発端は、故郷のラカイン州で2012年に勃発した仏教徒とロヒンギャ族の民族衝突だ。長男が警察から不当に逮捕されるなど、ジャファル・フセインさんの家族の生活にも影響が出るようになった。身の危険を感じた長男サデックさんと次男アヌワルさんは、父親のすすめで、2013年にマレーシアへ逃がれた。国連難民高等弁務官事務所によると、民族衝突の影響で約14万人のロヒンギャ族が国内避難民になったという。
2人の息子はその後、マレーシア当局によるミャンマーへの強制送還を回避するため、インドネシアを経由してオーストラリアへ渡航することを決めたのだ。
「父さん、船に乗ったよ」。次男アヌワルさんから電話があった。オーストラリアに向かう難民船には100人近くが隙間なく乗っていたという。船はすでに沖合に出ており、「もうすぐ圏外になるから、父さん、これが最後の電話だよ。祈っててね」。アヌワルさんがそう言うと電話は切れた。
インドネシアを経由してオーストラリアへ向かうロヒンギャ難民は当時、大勢いたという。息子たちからは、オーストラリアに到着したころに連絡がくるはずだった。
ジャファル・フセインさんの携帯電話には、当時の着信履歴が今でも残っている。2013年6月2日午前11時33分。この「最後の電話」から3日後、難民船がオーストラリアのクリスマス島近海で沈没したと報じられた。
息子たちの乗った船が沈没したのではないか――。ニュースを聞いたジャファル・フセインさんの身体は凍りついた。次男が持つ携帯に何度も電話したが、応答はなかった。それから2年半以上が経った現在も、息子たちの消息は途絶えたままだ。
●「なんで、行かせてしまったんだろう」
ジャファル・フセインさんが知っていたのは、2人の息子がインドネシアから船に乗ったということだけ。
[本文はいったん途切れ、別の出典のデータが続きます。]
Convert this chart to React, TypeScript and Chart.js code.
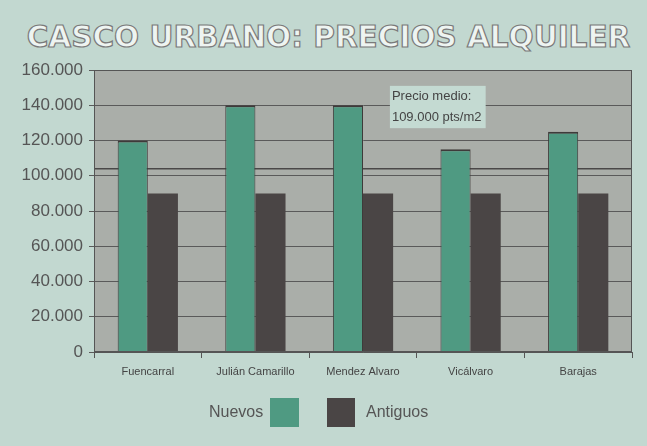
import React, { useEffect, useRef } from "react";
import { Chart, registerables } from "chart.js";

Chart.register(...registerables);

const TITLE = "CASCO URBANO: PRECIOS ALQUILER";
const CATEGORIES = ["Fuencarral", "Julián Camarillo", "Mendez Alvaro", "Vicálvaro", "Barajas"];
const NUEVOS = [120000, 140000, 140000, 115000, 125000];
const ANTIGUOS = [90000, 90000, 90000, 90000, 90000];
const AVERAGE_LINE = 104000;
const NOTE_LINES = ["Precio medio:", "109.000 pts/m2"];
const SERIES_NAMES = ["Nuevos", "Antiguos"];
const Y_MAX = 160000;
const Y_STEP = 20000;

const GREEN = "#4f9a82";
const DARK = "#4a4545";
const PAGE_BG = "#c2d8d0";
const PLOT_BG = "#aaaea9";

const fmt = (v: number) => {
  if (v === 0) return "0";
  const s = String(Math.round(v));
  return s.replace(/\B(?=(\d{3})+(?!\d))/g, ".");
};

const plotPlugin = {
  id: "plotDecor",
  beforeDatasetsDraw(chart: any) {
    const { ctx, chartArea, scales } = chart;
    const y = scales.y.getPixelForValue(AVERAGE_LINE);
    ctx.save();
    ctx.strokeStyle = "#4a4848";
    ctx.lineWidth = 1.5;
    ctx.beginPath();
    ctx.moveTo(chartArea.left, y);
    ctx.lineTo(chartArea.right, y);
    ctx.stroke();
    ctx.restore();
  },
  beforeDraw(chart: any) {
    const { ctx, chartArea } = chart;
    ctx.save();
    ctx.fillStyle = PLOT_BG;
    ctx.fillRect(chartArea.left, chartArea.top, chartArea.right - chartArea.left, chartArea.bottom - chartArea.top);
    ctx.restore();
  },
  afterDraw(chart: any) {
    const { ctx, chartArea, scales } = chart;
    ctx.save();
    ctx.strokeStyle = "#555";
    ctx.lineWidth = 1;
    ctx.strokeRect(chartArea.left + 0.5, chartArea.top + 0.5, chartArea.right - chartArea.left - 1, chartArea.bottom - chartArea.top - 1);
    const x0 = scales.x.getPixelForValue(2.25);
    const x1 = scales.x.getPixelForValue(3.14);
    const y0 = scales.y.getPixelForValue(151000);
    const y1 = scales.y.getPixelForValue(127000);
    ctx.fillStyle = "#c4dad2";
    ctx.fillRect(x0, y0, x1 - x0, y1 - y0);
    ctx.fillStyle = "#444";
    ctx.font = "13px 'Liberation Sans', Arial, sans-serif";
    ctx.textBaseline = "middle";
    ctx.textAlign = "left";
    ctx.fillText(NOTE_LINES[0], x0 + 2, y0 + (y1 - y0) * 0.26);
    ctx.fillText(NOTE_LINES[1], x0 + 2, y0 + (y1 - y0) * 0.74);
    ctx.restore();
  },
};

export default function App() {
  const ref = useRef<HTMLCanvasElement | null>(null);
  useEffect(() => {
    if (!ref.current) return;
    const chart = new Chart(ref.current, {
      type: "bar",
      data: {
        labels: CATEGORIES,
        datasets: [
          {
            label: SERIES_NAMES[0],
            data: NUEVOS,
            backgroundColor: GREEN,
            borderColor: "#3e3a3a",
            borderWidth: { top: 2, left: 1, right: 1, bottom: 0 } as any,
            borderSkipped: "bottom",
            categoryPercentage: 0.56,
            barPercentage: 1.0,
          },
          {
            label: SERIES_NAMES[1],
            data: ANTIGUOS,
            backgroundColor: DARK,
            borderColor: "#3e3a3a",
            borderWidth: 0,
            categoryPercentage: 0.56,
            barPercentage: 1.0,
          },
        ],
      },
      options: {
        animation: false,
        responsive: false,
        maintainAspectRatio: false,
        layout: { padding: { left: 0, right: 15, top: 70, bottom: 0 } },
        plugins: { legend: { display: false }, tooltip: { enabled: false }, title: { display: false } },
        scales: {
          x: {
            grid: { display: true, drawOnChartArea: false, color: "#555", tickLength: 6, offset: true },
            border: { color: "#555" },
            ticks: { color: "#444", font: { size: 11, family: "'Liberation Sans', Arial, sans-serif" }, padding: 7, maxRotation: 0, autoSkip: false },
            afterFit: (s: any) => { s.height = 94; },
          } as any,
          y: {
            min: 0,
            max: Y_MAX,
            ticks: { stepSize: Y_STEP, color: "#555", padding: 6, font: { size: 17, family: "'Liberation Sans', Arial, sans-serif" }, callback: (v: any) => fmt(Number(v)) },
            grid: { color: "#5a5a5a", lineWidth: 1, tickLength: 5 },
            border: { color: "#555" },
            afterFit: (s: any) => { s.width = 94; },
          } as any,
        },
      },
      plugins: [plotPlugin],
    });
    return () => chart.destroy();
  }, []);

  const legendText: React.CSSProperties = {
    fontFamily: "'Liberation Sans', Arial, sans-serif",
    fontSize: 16,
    color: "#555",
    position: "absolute",
    top: 403,
  };

  return (
    <div style={{ position: "fixed", left: 0, top: 0, width: 647, height: 446, background: PAGE_BG, overflow: "hidden" }}>
      <div
        style={{
          position: "absolute",
          left: 0,
          width: 647,
          top: 20,
          textAlign: "center",
          paddingLeft: 10,
          boxSizing: "border-box",
          fontFamily: "'DejaVu Sans', sans-serif",
          fontWeight: "bold",
          fontSize: 29.5,
          letterSpacing: 0,
          color: "#eef4f1",
          WebkitTextStroke: "1.2px #7a7a7a",
          whiteSpace: "nowrap",
        }}
      >
        {TITLE}
      </div>
      <canvas ref={ref} width={647} height={446} style={{ position: "absolute", left: 0, top: 0 }} />
      <div style={{ ...legendText, left: 209 }}>{SERIES_NAMES[0]}</div>
      <div style={{ position: "absolute", left: 270, top: 398, width: 29, height: 29, background: GREEN }} />
      <div style={{ position: "absolute", left: 327, top: 398, width: 28, height: 29, background: DARK }} />
      <div style={{ ...legendText, left: 366 }}>{SERIES_NAMES[1]}</div>
    </div>
  );
}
クリスマス島には、オーストラリア政府の外国人収容施設があるため、息子たちはそこを目指していたかもしれないという。
また、途中でインドネシアの海上警察に拿捕されたり、航路を変えて人身売買の被害者となった可能性なども捨て切れていない。息子たちが行方不明となった同じ月、ジャファル・フセインさんは息子たちの情報を求めてインドネシアに渡ったが、結局、何の手がかりも見つからなかった。
「なんで、行かせてしまったんだろう」「父親らしいことを何一つしてやれなかった」。ミャンマーを逃れて以来、家族と離ればなれで生活してきたジャファル・フセインさんの顔には、悲しみの皺が刻まれている。息子たちが消息を絶って2年半以上が経つ現在、東南アジアで人身売買の被害者が発見されたと聞けば、息子たちがそこにいるのではないかと少し明るい表情を見せることがある。
昨年11月の総選挙では、民主化のシンボルであるアウンサン・スー・チー氏が率いる野党・国民民主連盟(NLD)が勝利をおさめた。今後、ミャンマーの民主化が加速するとの見方が優勢である。だが、NLD内部にもロヒンギャ族を国民として認めないとの声があり、ロヒンギャ族の先行きは不透明なままだ。ジャファル・フセインさんは、今年2016年で祖国を逃れて20年、来日して10年になる。家族と一緒に故郷で安心して暮らせることを望んでいるが、その見通しはいまだにたっていない。